Dataset-specific tasks

  • Locations
    • locations:import — Import locations from CSV.
    • location_members:import — Import location members from CSV.
  • NDCs (full text)
    • ndcs:full:import — Store and index NDC full text from S3.
    • ndcs:full:index — Rebuild the full-text TSV index.
  • SDGs and NDC-SDG
    • sdgs:import — Import SDG data from CSV.
    • ndc_sdg_targets:import — Part of the overall import sequence (defined in codebase alongside SDGs/INDC models).
  • INDC
    • indc:import — Import INDC dataset from CSV sources.
    • indc:subsectors_data — Generate NDC Explorer subsectors data.
    • indc:delete_subsectors_data — Clear auto-generated subsector indicators and values.
  • Historical emissions
    • historical_emissions:import — Import historical emissions from CSV.
  • Adaptation
    • adaptation:import — Import Adaptation dataset from CSV.
  • WRI metadata
    • wri_metadata:import — Import WRI metadata from CSV.
  • World Bank extras
    • wb_extra:import — Import WB Extra dataset from CSV.
  • Timeline
    • timeline:import — Import documents timeline from CSV.
  • Quantifications
    • quantifications:import — Import Quantifications dataset from CSV.
  • Socioeconomics
    • socioeconomics:import — Import Socioeconomics dataset from CSV.
  • Stories
    • stories:import — Import latest stories from WRI RSS feed.
    • stories:fresh_import — Delete existing stories and re-import.
  • Key visualizations
    • key_visualizations:import — Import Key Visualizations definitions/data.
  • Country profile
    • country_profile:import — Import Country Profile data.
  • Zip files
    • zip_files:import — Create or refresh the Zip files structure (no upload).
    • zip_files:import_with_upload — Generate and upload Zip files.
  • Agriculture profile
    • agriculture_profile:import — Run all agriculture subtasks (metadata, emissions, contexts, profile).
    • agriculture_profile:import_metadata
    • agriculture_profile:import_emissions
    • agriculture_profile:import_contexts
    • agriculture_profile:import_profile

Database utilities

  • db:import_maxmind — Download the GeoLite2 Country database and place it at db/GeoLite2-Country.mmdb.

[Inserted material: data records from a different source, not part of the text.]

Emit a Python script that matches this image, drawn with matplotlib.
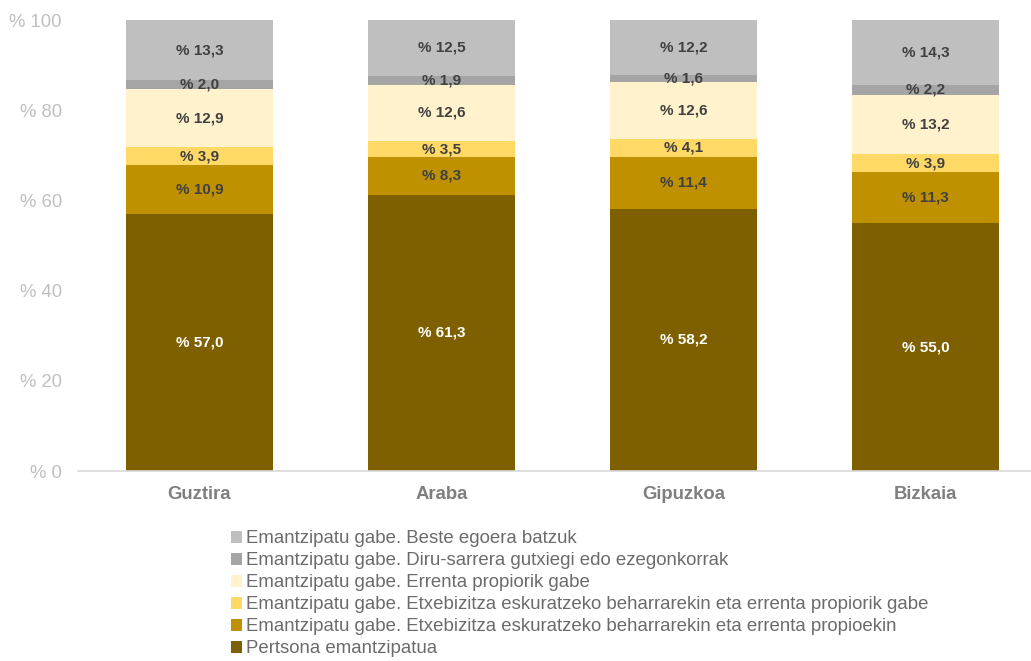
import numpy as np
import matplotlib.pyplot as plt
from matplotlib.patches import Patch

plt.rcParams["font.family"] = ["Liberation Sans", "DejaVu Sans"]

categories = ["Guztira", "Araba", "Gipuzkoa", "Bizkaia"]
series_names = [
    "Pertsona emantzipatua",
    "Emantzipatu gabe. Etxebizitza eskuratzeko beharrarekin eta errenta propioekin",
    "Emantzipatu gabe. Etxebizitza eskuratzeko beharrarekin eta errenta propiorik gabe",
    "Emantzipatu gabe. Errenta propiorik gabe",
    "Emantzipatu gabe. Diru-sarrera gutxiegi edo ezegonkorrak",
    "Emantzipatu gabe. Beste egoera batzuk",
]
emantzipatua = [57.0, 61.3, 58.2, 55.0]
etx_propioekin = [10.9, 8.3, 11.4, 11.3]
etx_propiorik_gabe = [3.9, 3.5, 4.1, 3.9]
errenta_gabe = [12.9, 12.6, 12.6, 13.2]
diru_sarrera = [2.0, 1.9, 1.6, 2.2]
beste = [13.3, 12.5, 12.2, 14.3]
yticks = [0, 20, 40, 60, 80, 100]

values = [emantzipatua, etx_propioekin, etx_propiorik_gabe, errenta_gabe, diru_sarrera, beste]
colors = ["#7F6000", "#BF9000", "#FFD966", "#FFF2CC", "#A5A5A5", "#BFBFBF"]
label_colors = ["white", "#404040", "#404040", "#404040", "#404040", "#404040"]

fig = plt.figure(figsize=(10.31, 6.61), dpi=100)
ax = fig.add_axes([0.0761, 0.2874, 0.939, 0.6823])

x = np.arange(len(categories))
bottom = np.zeros(len(categories))
for vals, col, lc in zip(values, colors, label_colors):
    vals = np.array(vals)
    ax.bar(x, vals, width=0.607, bottom=bottom, color=col, edgecolor="none")
    for xi, b, v in zip(x, bottom, vals):
        ax.text(xi, b + v / 2, "% " + f"{v:.1f}".replace(".", ","), ha="center", va="center",
                fontsize=11, fontweight="bold", color=lc)
    bottom += vals

ax.set_xlim(-0.5, 3.5)
ax.set_ylim(0, 100)
ax.set_yticks(yticks)
ax.set_yticklabels([f"% {t}" for t in yticks], fontsize=13.3, color="#BFBFBF")
ax.set_xticks(x)
ax.set_xticklabels(categories, fontsize=13.3, fontweight="bold", color="#7F7F7F")
ax.tick_params(axis="both", length=0)
ax.tick_params(axis="y", pad=12)
ax.tick_params(axis="x", pad=11)
for side in ["top", "right", "left"]:
    ax.spines[side].set_visible(False)
ax.spines["bottom"].set_color("#D9D9D9")
ax.spines["bottom"].set_linewidth(1.2)

handles = [Patch(facecolor=c, edgecolor="none") for c in colors][::-1]
fig.legend(handles, series_names[::-1], loc="upper left", bbox_to_anchor=(0.224, 0.198),
           frameon=False, fontsize=13.4, labelcolor="#6B6B6B", handlelength=0.62,
           handleheight=0.62, handletextpad=0.2, labelspacing=0.27, borderpad=0, borderaxespad=0)

fig.savefig("out.png", dpi=100)
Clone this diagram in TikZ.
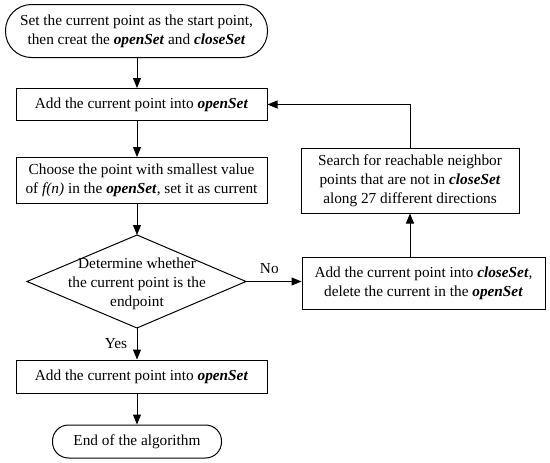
\documentclass[tikz,border=0pt]{standalone}
\usepackage{fontspec}
\setmainfont{Liberation Serif}
\usetikzlibrary{shapes.geometric,arrows.meta}
\begin{document}
\begin{tikzpicture}[x=1pt,y=-1pt,
  every node/.style={font=\fontsize{15.3}{19}\selectfont},
  proc/.style={draw,line width=1pt,rectangle,align=center,inner sep=0pt},
  arr/.style={line width=1pt,-{Triangle[length=10pt,width=8pt]}}]
\useasboundingbox (0,0) rectangle (550,463);
\node[draw,line width=1pt,rounded corners=26pt,minimum width=262pt,minimum height=53pt,align=center] (start) at (136.5,31) {Set the current point as the start point,\\then creat the \textbf{\textit{openSet}} and \textbf{\textit{closeSet}}};
\node[proc,minimum width=251pt,minimum height=32pt] (add1) at (141.5,104.5) {Add the current point into \textbf{\textit{openSet}}};
\node[proc,minimum width=251pt,minimum height=46pt] (choose) at (141.5,180.5) {Choose the point with smallest value\\of \textit{f(n)} in the \textbf{\textit{openSet}}, set it as current};
\coordinate (dt) at (137,235);
\coordinate (db) at (137,328);
\coordinate (dl) at (27,281.5);
\coordinate (dr) at (246,281.5);
\draw[line width=1pt] (dt) -- (dr) -- (db) -- (dl) -- cycle;
\node[align=center] (dtext) at (137,284) {Determine whether\\the current point is the\\endpoint};
\node[proc,minimum width=243pt,minimum height=52pt] (close) at (423.5,283) {Add the current point into \textbf{\textit{closeSet}},\\delete the current in the \textbf{\textit{openSet}}};
\node[proc,minimum width=218pt,minimum height=65pt] (search) at (410,180.5) {Search for reachable neighbor\\points that are not in \textbf{\textit{closeSet}}\\along 27 different directions};
\node[proc,minimum width=251pt,minimum height=33pt] (add2) at (141.5,376.5) {Add the current point into \textbf{\textit{openSet}}};
\node[draw,line width=1pt,rounded corners=16pt,minimum width=169pt,minimum height=33pt] (end) at (137,441.5) {End of the algorithm};
\draw[arr] (start.south -| dt) -- (add1.north -| dt);
\draw[arr] (add1.south -| dt) -- (choose.north -| dt);
\draw[arr] (choose.south -| dt) -- (dt);
\draw[arr] (db) -- (add2.north -| db) node[midway,left=6pt] {Yes};
\draw[arr] (add2.south -| db) -- (end.north -| db);
\draw[arr] (dr) -- (close.west |- dr) node[pos=0.42,above=4pt] {No};
\draw[arr] (close.north -| search) -- (search.south);
\draw[arr] (search.north) |- (add1.east);
\end{tikzpicture}
\end{document}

Requires MAXMIND_LICENSE_KEY in environment. Example:
MAXMIND_LICENSE_KEY=your_key bundle exec rake db:import_maxmind
  • db:user_creation — Create a default user using DEV_USER_ID from .env.

  • db:mark_countries_with_in_eu_flag — Mark EU member countries in locations using the internal EU list.

MaxMind geolocation

MaxMind’s GeoLite2 Country database is used to resolve a user’s IP address to a 2-letter ISO country code. This enables country-aware behavior (e.g., default country selection) via a fast, local lookup.

  • Implementation: see app/services/geolocation_service.rb (uses the maxmind-db gem).
  • DB selection:
    • Dev/Test: uses db/GeoLite2-Country-Test.mmdb by default.
    • Real DB: uses db/GeoLite2-Country.mmdb when MAXMIND_REAL_DB is set or in non-dev/test environments.
  • Overrides and fallbacks:
    • In development, set CW_USER_COUNTRY_OVERRIDE (e.g., US) to bypass lookup.
    • If an IP isn’t found, the service returns nil.
  • Setup: run db:import_maxmind to download the real DB. Requires MAXMIND_LICENSE_KEY.

Examples:

# Download the real GeoLite2 Country DB
MAXMIND_LICENSE_KEY=your_key bundle exec rake db:import_maxmind

# Force using the real DB in dev
MAXMIND_REAL_DB=1 bundle exec rails s

# Override country in development (no lookup)
CW_USER_COUNTRY_OVERRIDE=GB bundle exec rails s

Running tasks

  • Local:
    • Ensure .env has required keys (see _docs/env.md).
    • Use bundle exec rake <task>; add RAILS_ENV=development|test as needed.
  • Deployment/CI:
    • Common tasks include db:migrate, db:import_maxmind, assets:precompile, and db:admin_boilerplate:create (see Capistrano logs and deploy scripts).

Notes and tips

  • Long-running imports log with TimedLogger; check your console output or logs for progress.
  • When iterating on a single dataset, prefer the dataset-specific import task instead of the full db:import to save time.
  • db:reimport is destructive; ensure you understand the reset it performs before running it against shared databases.